Key Gainers & Losers
With tons of earnings reported in this month, February 2017 showed perhaps why the rally isn’t all about Trump; and more about companies actually showing earnings growth. The portfolio was up 9.2% helped by a 1.9% gain due to currency alone. Great earnings took the spotlight this month as Apple (AAPL), Bank of America (BAC), Mercadolibre (MELI), and Shopify (SHOP) all provided double digit gains on their quarterly earnings report. Apple got an exceptional boost on a record-breaking quarter; and then some staying power after it was reported that Warren Buffett quadrupled his investment in the company. If there’s one thing I regret, it’s not believing in Apple as a brand, and selling half my holdings and switching to Microsoft (a post to come on that soon).
American International Group (AIG) was the biggest sore spot of the month reporting terrible earnings as the company continues to go through transformation and attempts at improving operational efficiency. They haven’t consistently be able to get the combined ratio under 100 for all three segments. I’m starting to lose a bit of patience with the company (perhaps from how quickly gains were made at the start), but with warrants expiring in 2021, there’s plenty of time still on my side. Newly added Neulion (NLN) also did not help as they replaced their CFO (not a good sign) days before reporting earnings that were all trending down.
Saying Hi & Bye
Bye: Celgene Corporation (CELG) – As part of last month’s reshuffle to align some accounts to a more passive investment style, I’ve also started to clean up the portfolio. While I still like why I initially purchased Celgene (lots of existing drugs, and a massive potential pipeline), I also have never been successful investing in biotech and prefer to stay away from relying on binary events (i.e. drug is approved or not approved) to control where my investment goes.
Bye: Zeltiq Aesthetics Inc. (ZLTQ) – This one is relatively easy. We’re a little impatient waiting for the cash to come in from the buy-out offer from Allergan and with the account holdings being restructured, there wasn’t much advantage to holding onto the company for 3-6 months. Of course, with my luck, they will be a competing bid showing up just next week!
Hi: Amazon.com Inc. (AMZN) – Much like top 10 holding The Middleby Corp (MIDD), I’ve been following the company for many years and have always wanted to buy what I believe is really the ultimate end-state of retail. The much discussed advantage Walmart had in supply chain is now Amazon’s advantage with online retail. Each time I’ve had an itch to buy, I’ve held off and continued to watch the stock keep going up. So, with the last earnings release dropping the share price a few points, I decided to just get my feet wet and buy a starting position. While starting positions are great (because at least I have some part of the company), they also lead to my portfolio size growing uncontrollably – but I believe Amazon will be one of the companies that I’ll slowly build on much like Intuitive Surgical (ISRG).

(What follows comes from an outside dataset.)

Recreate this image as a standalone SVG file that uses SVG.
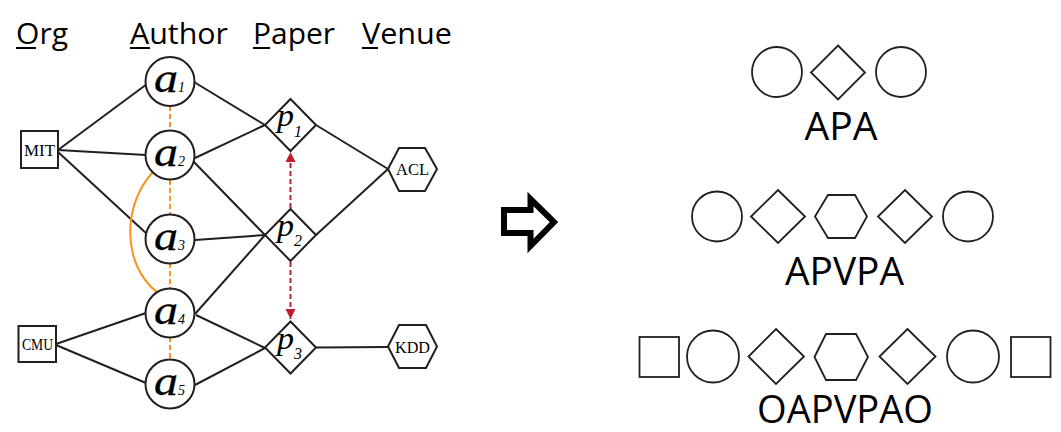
<svg xmlns="http://www.w3.org/2000/svg" width="1061" height="432" viewBox="0 0 1061 432">
<defs>
<style>
.hdr{font-family:"Open Sans","Noto Sans",sans-serif;font-size:29px;fill:#000}
.ul{stroke:#000;stroke-width:2}
.node{fill:#fff;stroke:#231F20;stroke-width:2}
.rnode{fill:#fff;stroke:#231F20;stroke-width:1.8}
.edge{stroke:#231F20;stroke-width:2;fill:none}
.odash{stroke:#F7941D;stroke-width:2;stroke-dasharray:5 3;fill:none}
.oarc{stroke:#F7941D;stroke-width:2;fill:none}
.rdash{stroke:#BE1E2D;stroke-width:2;stroke-dasharray:5 3;fill:none}
.lbl{font-family:"Liberation Serif","Times New Roman",serif;font-style:italic;fill:#000}
.big{font-size:40px;stroke:#000;stroke-width:0.3}
.pb{font-size:32px}
.sub{font-size:14px}
.psub{font-size:16px}
.box{font-family:"Liberation Serif","Times New Roman",serif;font-size:16px;fill:#000;text-anchor:middle}
.seq{font-family:"Open Sans","Noto Sans",sans-serif;font-size:38px;fill:#000;text-anchor:middle}
</style>
<marker id="rh" markerUnits="userSpaceOnUse" markerWidth="10" markerHeight="10" refX="10" refY="5" orient="auto">
<path d="M0,0 L10,5 L0,10 z" fill="#BE1E2D"/>
</marker>
</defs>
<rect width="1061" height="432" fill="#fff"/>

<g id="headers">
<text class="hdr" x="16" y="44" textLength="52" lengthAdjust="spacingAndGlyphs">Org</text>
<text class="hdr" x="130" y="44" textLength="98" lengthAdjust="spacingAndGlyphs">Author</text>
<text class="hdr" x="253" y="44" textLength="82" lengthAdjust="spacingAndGlyphs">Paper</text>
<text class="hdr" x="362" y="44" textLength="90" lengthAdjust="spacingAndGlyphs">Venue</text>
<line class="ul" x1="16" y1="48" x2="36" y2="48"/>
<line class="ul" x1="130" y1="48" x2="150" y2="48"/>
<line class="ul" x1="253" y1="48" x2="270" y2="48"/>
<line class="ul" x1="362" y1="48" x2="378" y2="48"/>
</g>

<g id="connectors">
<line class="edge" x1="58" y1="150" x2="147" y2="84"/>
<line class="edge" x1="58" y1="150" x2="146" y2="155"/>
<line class="edge" x1="58" y1="152" x2="147" y2="234"/>
<line class="edge" x1="56" y1="344" x2="146" y2="313"/>
<line class="edge" x1="56" y1="345" x2="146" y2="383"/>
<line class="edge" x1="194" y1="82" x2="265" y2="125"/>
<line class="edge" x1="195" y1="158" x2="265" y2="125"/>
<line class="edge" x1="193" y1="161" x2="265" y2="235"/>
<line class="edge" x1="195" y1="240" x2="265" y2="235"/>
<line class="edge" x1="195" y1="314" x2="265" y2="235"/>
<line class="edge" x1="196" y1="315" x2="265" y2="348"/>
<line class="edge" x1="195" y1="385" x2="265" y2="348"/>
<line class="edge" x1="316" y1="125" x2="388" y2="169"/>
<line class="edge" x1="316" y1="235" x2="388" y2="169"/>
<line class="edge" x1="316" y1="347.5" x2="388" y2="347"/>
<line class="odash" x1="170" y1="106" x2="170" y2="131"/>
<line class="odash" x1="170" y1="180" x2="170" y2="215"/>
<line class="odash" x1="170" y1="263" x2="170" y2="288"/>
<line class="odash" x1="170" y1="337" x2="170" y2="360"/>
<path class="oarc" d="M153,172 C122,205 122,265 157,292"/>
<line class="rdash" x1="290.5" y1="208" x2="290.5" y2="152" marker-end="url(#rh)"/>
<line class="rdash" x1="290.5" y1="262" x2="290.5" y2="319" marker-end="url(#rh)"/>
</g>

<g id="MIT">
<rect class="node" x="21" y="131" width="37" height="37"/>
<text class="box" x="39.5" y="155.5" font-size="18" textLength="31" lengthAdjust="spacingAndGlyphs">MIT</text>
</g>
<g id="CMU">
<rect class="node" x="18.5" y="326" width="37.5" height="36"/>
<text class="box" x="37.5" y="349.5" font-size="15" textLength="31" lengthAdjust="spacingAndGlyphs">CMU</text>
</g>

<g id="a1">
<circle class="node" cx="170" cy="81.5" r="24.5"/>
<text class="lbl" x="154" y="92"><tspan class="big" textLength="24" lengthAdjust="spacingAndGlyphs">a</tspan><tspan class="sub">1</tspan></text>
</g>
<g id="a2">
<circle class="node" cx="170" cy="155" r="24.5"/>
<text class="lbl" x="154" y="165.5"><tspan class="big" textLength="24" lengthAdjust="spacingAndGlyphs">a</tspan><tspan class="sub">2</tspan></text>
</g>
<g id="a3">
<circle class="node" cx="170" cy="239" r="24.5"/>
<text class="lbl" x="154" y="249.5"><tspan class="big" textLength="24" lengthAdjust="spacingAndGlyphs">a</tspan><tspan class="sub">3</tspan></text>
</g>
<g id="a4">
<circle class="node" cx="170" cy="313" r="24.5"/>
<text class="lbl" x="154" y="323.5"><tspan class="big" textLength="24" lengthAdjust="spacingAndGlyphs">a</tspan><tspan class="sub">4</tspan></text>
</g>
<g id="a5">
<circle class="node" cx="170" cy="384" r="24.5"/>
<text class="lbl" x="154" y="394.5"><tspan class="big" textLength="24" lengthAdjust="spacingAndGlyphs">a</tspan><tspan class="sub">5</tspan></text>
</g>

<g id="p1">
<polygon class="node" points="290.5,99 316,125 290.5,151 265,125"/>
<text class="lbl" x="277" y="126"><tspan class="pb" textLength="17" lengthAdjust="spacingAndGlyphs">p</tspan><tspan class="psub" dy="11">1</tspan></text>
</g>
<g id="p2">
<polygon class="node" points="290.5,209 316,235 290.5,261 265,235"/>
<text class="lbl" x="277" y="236"><tspan class="pb" textLength="17" lengthAdjust="spacingAndGlyphs">p</tspan><tspan class="psub" dy="10">2</tspan></text>
</g>
<g id="p3">
<polygon class="node" points="290.5,321.5 316,347.5 290.5,373.5 265,347.5"/>
<text class="lbl" x="277" y="348.5"><tspan class="pb" textLength="17" lengthAdjust="spacingAndGlyphs">p</tspan><tspan class="psub" dy="10">3</tspan></text>
</g>

<g id="ACL">
<polygon class="node" points="388,169 399,148 425,148 437,169 425,191 399,191"/>
<text class="box" x="412.5" y="175" textLength="33" lengthAdjust="spacingAndGlyphs">ACL</text>
</g>
<g id="KDD">
<polygon class="node" points="388,346.5 399,325 426,325 437,346.5 426,368 399,368"/>
<text class="box" x="412.5" y="352.5" textLength="35" lengthAdjust="spacingAndGlyphs">KDD</text>
</g>

<g id="bigArrow">
<polygon points="504,210 530.5,210 530.5,199 554,222 530.5,246 530.5,233 504,233" fill="#fff" stroke="#000" stroke-width="6" stroke-linejoin="miter"/>
</g>

<g id="APA">
<circle class="rnode" cx="777" cy="72" r="25"/>
<polygon class="rnode" points="838,45.5 865,72.5 838,99.5 811,72.5"/>
<circle class="rnode" cx="901" cy="72" r="25"/>
<text class="seq" x="841" y="140" textLength="73" lengthAdjust="spacingAndGlyphs">APA</text>
</g>

<g id="APVPA">
<circle class="rnode" cx="717" cy="216.5" r="25"/>
<polygon class="rnode" points="778,190 805,216.5 778,243 751,216.5"/>
<polygon class="rnode" points="815,216.5 828,195 855,195 867,216.5 855,238 828,238"/>
<polygon class="rnode" points="905,190 932,216.5 905,243 878,216.5"/>
<circle class="rnode" cx="968" cy="216.5" r="25"/>
<text class="seq" x="844.5" y="285" textLength="119" lengthAdjust="spacingAndGlyphs">APVPA</text>
</g>

<g id="OAPVPAO">
<rect class="rnode" x="639.5" y="337" width="39.5" height="40"/>
<circle class="rnode" cx="713" cy="356.5" r="26"/>
<polygon class="rnode" points="776,329 804,356.5 776,384 748.5,356.5"/>
<polygon class="rnode" points="814.5,357 826,334 856,334 868,357 856,380 826,380"/>
<polygon class="rnode" points="907.5,329 935.5,356.5 907.5,384 879.5,356.5"/>
<circle class="rnode" cx="973" cy="356.5" r="26"/>
<rect class="rnode" x="1011" y="337" width="39.5" height="40"/>
<text class="seq" x="845" y="423" textLength="176" lengthAdjust="spacingAndGlyphs">OAPVPAO</text>
</g>
</svg>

Hi: Short Tesla Inc. (TSLA) – I’ve written about Tesla multiple times, and nearly 3 years ago, I sold my shares due to what I saw as execution risk. While I still follow the company, I believe the stock should be traded and not owned (yet another blog topic to add to the pile). With hype of the Model 3 this year, Tesla was trading at 80% the market capitalization of Ford (F) – with less than 200K cars on the road! The short (pun intended) of the story is, I still believe there is tremendous execution risk to the company valued at $45B – and all eyes are on the company’s ability to succeed at mass producing the Model 3.